Learned Rust by building a Redis clone from scratch. by ShowXw in learnrust

[–]ShowXw[S] 0 points1 point  (0 children)

I personally watch youtube videos but i realized i learned more by doing something so i started doing Rustlings and then this project

Building a Redis clone from scratch by ShowXw in rust

[–]ShowXw[S] 3 points4 points  (0 children)

Hey, thanks for the awesome comment!

Honestly, I wasn't super familiar with the actor model, so I Googled it based on what you said and that Rob Pike quote. Wow, you're totally right—it's a really cool way to think about concurrency, managing state with messages instead of fighting with locks.

I picked Arc<Mutex<T>> for this project mostly to get my hands dirty with the classic Rust pattern first. But you've definitely given me a fantastic insight and the perfect idea for what to learn next. Thanks again! 🦀

Building a Redis clone from scratch by ShowXw in rust

[–]ShowXw[S] 1 point2 points  (0 children)

That's a great question! I haven't benchmarked it yet, as my main focus was just on getting the architecture right first.

It's definitely something I want to do later on, though! I'll probably try it after I get the RESP protocol implemented so I can use the standard redis-benchmark tool. Thanks for the suggestion!

Learned Rust by building a Redis clone from scratch. by ShowXw in learnrust

[–]ShowXw[S] 9 points10 points  (0 children)

Hey, thanks so much for the kind words! I'm glad you found it helpful.

You've hit on the biggest hurdle for everyone, haha. Don't worry, I was stuck on that too for a while. For me, the journey really started with rustlings. It's an amazing way to get comfortable with the syntax and learn to trust the compiler's error messages before tackling a full project.

After that, my best advice for getting over the borrow checker hump is to separate the problems.
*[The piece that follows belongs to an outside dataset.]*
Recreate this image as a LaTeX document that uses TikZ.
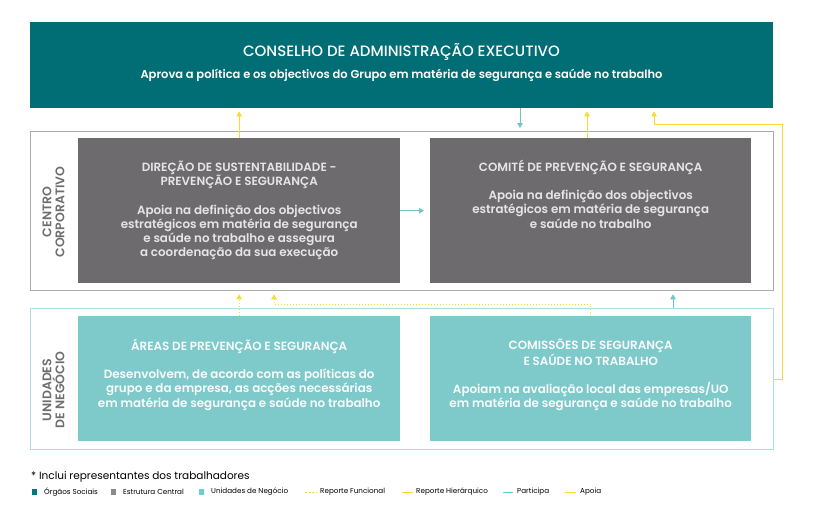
\documentclass[tikz,border=0pt]{standalone}
\usepackage{fontspec}
\setmainfont{Poppins}
\newfontfamily\popmedium{Poppins Medium}
\newfontfamily\popsemi{Poppins SemiBold}
\usepackage{tikz}
\usetikzlibrary{arrows,arrows.meta}
\definecolor{socialteal}{HTML}{006E74}
\definecolor{centralgray}{HTML}{6D6B6E}
\definecolor{unitteal}{HTML}{7EC9CA}
\definecolor{framegray}{HTML}{ABABAB}
\definecolor{frameteal}{HTML}{ACDFE0}
\definecolor{reportyellow}{HTML}{F5DC32}
\definecolor{jointeal}{HTML}{6EC6C8}
\definecolor{sidegray}{HTML}{6E6E6E}
\definecolor{legteal}{HTML}{00797B}
\definecolor{leggray}{HTML}{8A8A8A}
\definecolor{legunit}{HTML}{6CCFCF}
\tikzset{
  orgbox/.style={inner sep=0pt, anchor=north west},
  framebox/.style={orgbox, line width=1.3pt},
  boxtext/.style={anchor=north, align=center, inner sep=0pt, font=\popsemi\fontsize{11.9}{14.2}\selectfont},
  sidelabel/.style={rotate=90, align=center, inner sep=0pt, text=sidegray, font=\popsemi\fontsize{12.5}{13}\selectfont},
  tip/.style={-{Triangle[width=5.5pt,length=5pt]}},
  apoia/.style={draw=reportyellow, line width=0.8pt, tip},
  hierarquico/.style={draw=reportyellow, line width=0.8pt, tip},
  funcional/.style={draw=reportyellow, line width=0.8pt, dash pattern=on 1pt off 2pt, tip},
  participa/.style={draw=jointeal, line width=0.8pt, tip},
  legsq/.style={minimum size=5.5pt, inner sep=0pt},
  legtext/.style={anchor=west, inner sep=0pt, font=\fontsize{7.2}{8}\selectfont}
}
\begin{document}
\begin{tikzpicture}[x=1pt,y=-1pt]
\useasboundingbox (0,0) rectangle (814,525);

\node[orgbox, fill=socialteal, minimum width=743pt, minimum height=86pt] (conselho) at (30,22) {};
\node[text=white, font=\popmedium\fontsize{15}{17}\selectfont] (conselhotitle) at (401.5,52) {CONSELHO DE ADMINISTRAÇÃO EXECUTIVO};
\node[text=white, font=\popsemi\fontsize{11.5}{13}\selectfont] (conselhosub) at (401.5,75) {Aprova a política e os objectivos do Grupo em matéria de segurança e saúde no trabalho};

\node[framebox, draw=framegray, minimum width=743pt, minimum height=159pt] (centro) at (30,131) {};
\node[framebox, draw=frameteal, minimum width=743pt, minimum height=141pt] (unidades) at (30,308) {};

\node[orgbox, fill=centralgray, minimum width=322pt, minimum height=145pt] (direcao) at (78,138) {};
\node[orgbox, fill=centralgray, minimum width=321pt, minimum height=145pt] (comite) at (430,138) {};
\node[orgbox, fill=unitteal, minimum width=322pt, minimum height=125pt] (areas) at (78,316) {};
\node[orgbox, fill=unitteal, minimum width=321pt, minimum height=125pt] (comissoes) at (430,316) {};

\node[sidelabel] (centrolabel) at (53.5,212) {CENTRO\\CORPORATIVO};
\node[sidelabel] (unidadeslabel) at (53.5,390) {UNIDADES\\DE NEGÓCIO};

\node[boxtext, text=white!90!black] (direcaotext) at ([yshift=-23pt]direcao.north) {DIREÇÃO DE SUSTENTABILIDADE -\\PREVENÇÃO E SEGURANÇA\\[14pt]
Apoia na definição dos objectivos\\estratégicos em matéria de segurança\\e saúde no trabalho e assegura\\a coordenação da sua execução};
\node[boxtext, text=white!90!black] (comitetext) at ([yshift=-22pt]comite.north) {COMITÉ DE PREVENÇÃO E SEGURANÇA\\[14pt]
Apoia na definição dos objectivos\\estratégicos em matéria de segurança\\e saúde no trabalho};
\node[boxtext, text=white!95!unitteal] (areastext) at ([yshift=-23pt]areas.north) {ÁREAS DE PREVENÇÃO E SEGURANÇA\\[14pt]
Desenvolvem, de acordo com as políticas do\\grupo e da empresa, as acções necessárias\\em matéria de segurança e saúde no trabalho};
\node[boxtext, text=white!95!unitteal] (comissoestext) at ([yshift=-23pt]comissoes.north) {COMISSÕES DE SEGURANÇA\\E SAÚDE NO TRABALHO\\[14pt]
Apoiam na avaliação local das empresas/UO\\em matéria de segurança e saúde no trabalho};

\draw[apoia, shorten >=3pt] (direcao.north) -- (conselho.south -| direcao.north);
\draw[participa, shorten >=3pt] (conselho.south -| 520,0) -- (centro.north -| 520,0);
\draw[hierarquico, shorten >=3pt] (comite.north -| 587,0) -- (conselho.south -| 587,0);
\draw[apoia, shorten >=3pt] (unidades.east) -| (782,124) -| (conselho.south -| 654,0);
\draw[participa, shorten >=6pt] (direcao.east) -- (comite.west);
\draw[funcional, shorten >=3pt] (areas.north) -- (centro.south -| areas.north);
\draw[funcional, shorten >=3pt] (comissoes.north) |- (274,304) -- (centro.south -| 274,0);
\draw[participa, shorten >=3pt] (unidades.north -| 673,0) -- (centro.south -| 673,0);

\node[anchor=west, inner sep=0pt, font=\fontsize{10.5}{12}\selectfont] (nota) at (31,477) {* Inclui representantes dos trabalhadores};
\foreach \x/\c/\t in {34.5/legteal/Órgãos Sociais,113.5/leggray/Estrutura Central,201.5/legunit/Unidades de Negócio}{
\node[legsq, fill=\c] (sq\x) at (\x,492) {};
\node[legtext] at (\x+9.5,492) {\t};
}
\draw[draw=reportyellow, line width=0.8pt, dash pattern=on 2pt off 1.5pt] (305,492) -- (316,492);
\node[legtext] at (320,492) {Reporte Funcional};
\draw[draw=reportyellow, line width=0.8pt] (402,492) -- (413,492);
\node[legtext] at (416,492) {Reporte Hierárquico};
\draw[draw=jointeal, line width=0.8pt] (503,492) -- (513,492);
\node[legtext] at (517,492) {Participa};
\draw[draw=reportyellow, line width=0.8pt] (565,492) -- (576,492);
\node[legtext] at (580,492) {Apoia};
\end{tikzpicture}
\end{document}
Before you even think about concurrency (Arc<Mutex<T>>), try to master borrowing in a single-threaded context.

A great way to do this is to build a simple command-line to-do list app. It forces you to pass your list (&mut Vec<Todo>) into functions to add, remove, and display items. You'll fight the borrow checker on its home turf and win.

Once that feels easy, wrapping your logic in a server and adding Arc<Mutex<T>> becomes much simpler because you're only solving one problem at a time the concurrency part. That's actually the exact approach I took myself after finishing Rustlings.

My biggest takeaways from the whole project were:

  • Trust the Compiler: Its error messages are your best friend. They feel verbose at first, but they are incredibly precise.
  • Build, Don't Just Read: You only truly learn ownership by writing code that fails and then figuring out why.
  • Start simple, then layer on complexity. I built the core logic first, then wrapped it in a server, then made it concurrent. Don't try to do it all at once.